WASHINGTON, April 15, 2011 - Agriculture Secretary Tom Vilsack traveled to Shenandoah, Iowa, today where he spoke about building a cleaner, safer, and more secure energy future - one that ultimately breaks our dependence on foreign oil and moves our nation toward a clean energy economy that creates jobs and keeps America competitive.

At the grand opening of the BioProcess Algae Bioreactor Project - a facility owned by Green Plains Renewable Energy - Vilsack said USDA was focused on stimulating growth, creating jobs, and setting in place a framework for a robust future for the rural economy, which includes support of next-generation renewable energy, such as alternative feedstocks.

"USDA is helping our nation develop the next generation of biofuels to grow jobs and generate energy from new, homegrown sources," said Vilsack. "In the past two years, USDA has worked to help our nation develop a national biofuels economy and make that vision a reality.
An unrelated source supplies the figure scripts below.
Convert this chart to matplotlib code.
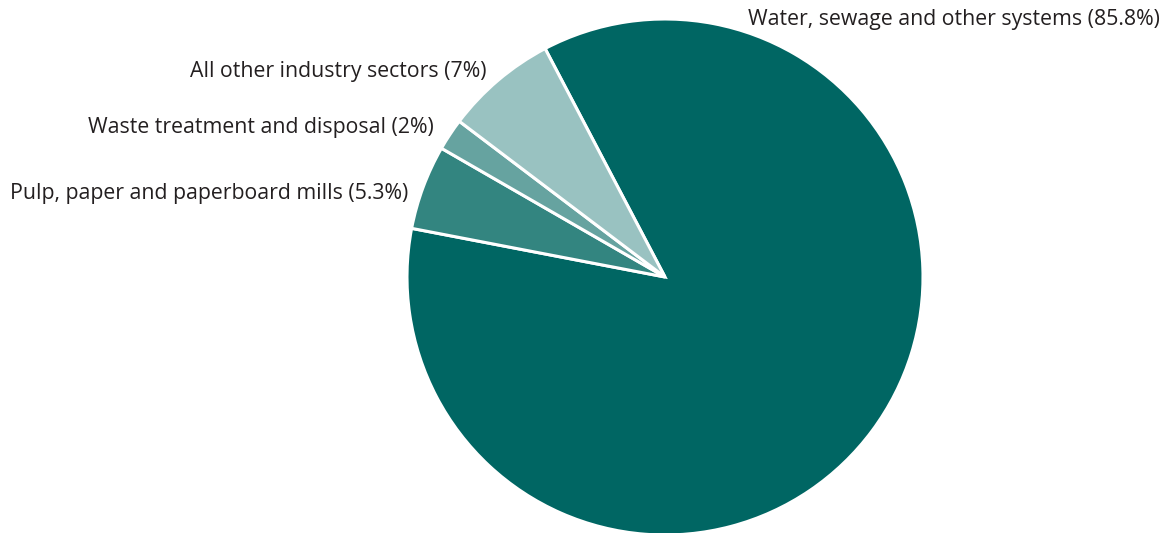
import matplotlib
matplotlib.use("Agg")
import matplotlib.pyplot as plt

# values in %, clockwise from the top
sectors = ["Water, sewage and other systems", "Pulp, paper and paperboard mills",
           "Waste treatment and disposal", "All other industry sectors"]
shares = [85.8, 5.3, 2, 7]
share_text = ["85.8%", "5.3%", "2%", "7%"]
colours = ["#006663", "#338580", "#66a3a0", "#99c2c1"]

# label anchors in pixels (right edge, vertical centre)
label_pos = [(1160, 20), (408, 193), (434, 127), (487, 72)]

W, H = 1173, 533
fig = plt.figure(figsize=(W / 100, H / 100), dpi=100)

cx, cy, r = 665, 277, 258
ax = fig.add_axes([(cx - r) / W, (H - cy - r) / H, 2 * r / W, 2 * r / H])
ax.pie(shares, colors=colours, startangle=117.7, counterclock=False,
       wedgeprops=dict(edgecolor="white", linewidth=2.2))
ax.set_xlim(-1, 1)
ax.set_ylim(-1, 1)
ax.set_aspect("equal")
ax.axis("off")

for name, s, (x, y) in zip(sectors, share_text, label_pos):
    fig.text(x / W, 1 - y / H, f"{name} ({s})", ha="right", va="center",
             fontsize=15.3, family="Open Sans", color="#231f20")

fig.savefig("out.png", dpi=100)
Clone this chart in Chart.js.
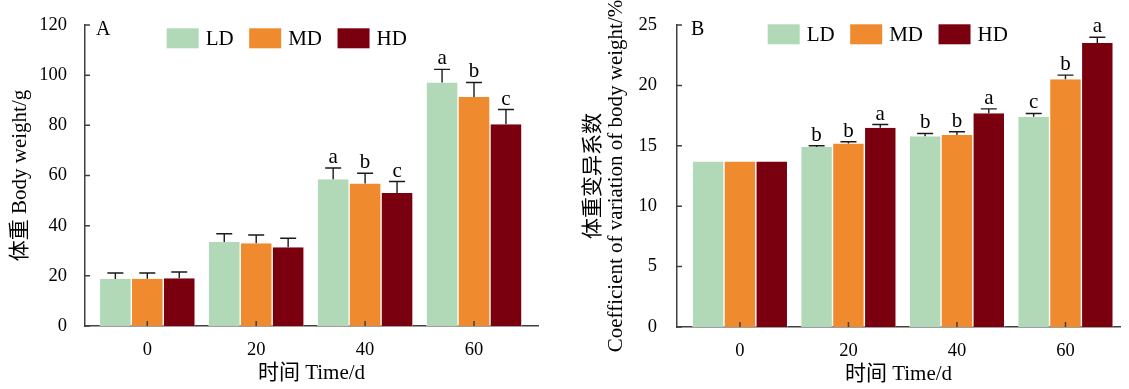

This cutting-edge facility here in Iowa, and others like it across rural America, is using waste heat, water and carbon dioxide from ethanol production and looking at advanced technologies which could eventually be used as energy. It is the kind of innovation we need to build an economy that continues to grow and out-compete the rest of the world."

President Obama is committed to reducing our net imports of oil by one-third by 2025. The United States holds only 2 percent of proven oil resources, and we consume about 25 percent of world's supply. The production of cleaner and more efficient fuels, produced domestically, will help to make America's energy supply more secure by permanently reducing our dependence on oil. USDA is doing research into new biofuel production methods and has established five regional research centers working on the science necessary to ensure biofuels can be produced profitably from a diverse range of feedstocks. And USDA is offering support to build the infrastructure needed to deliver the fuel to consumers at the gas station.

In Shenandoah, Vilsack also spoke at the Shenandoah Chamber and Industry Association's Annual Meeting, where shared rural America's vision for a strong economic future that relies on home-grown energy to power America's cars and trucks. The domestic biofuels industry, said Vilsack, has produced hundreds of refineries, pumped hundreds of millions of dollars into the American economy and created hundreds of thousands of jobs in our rural communities.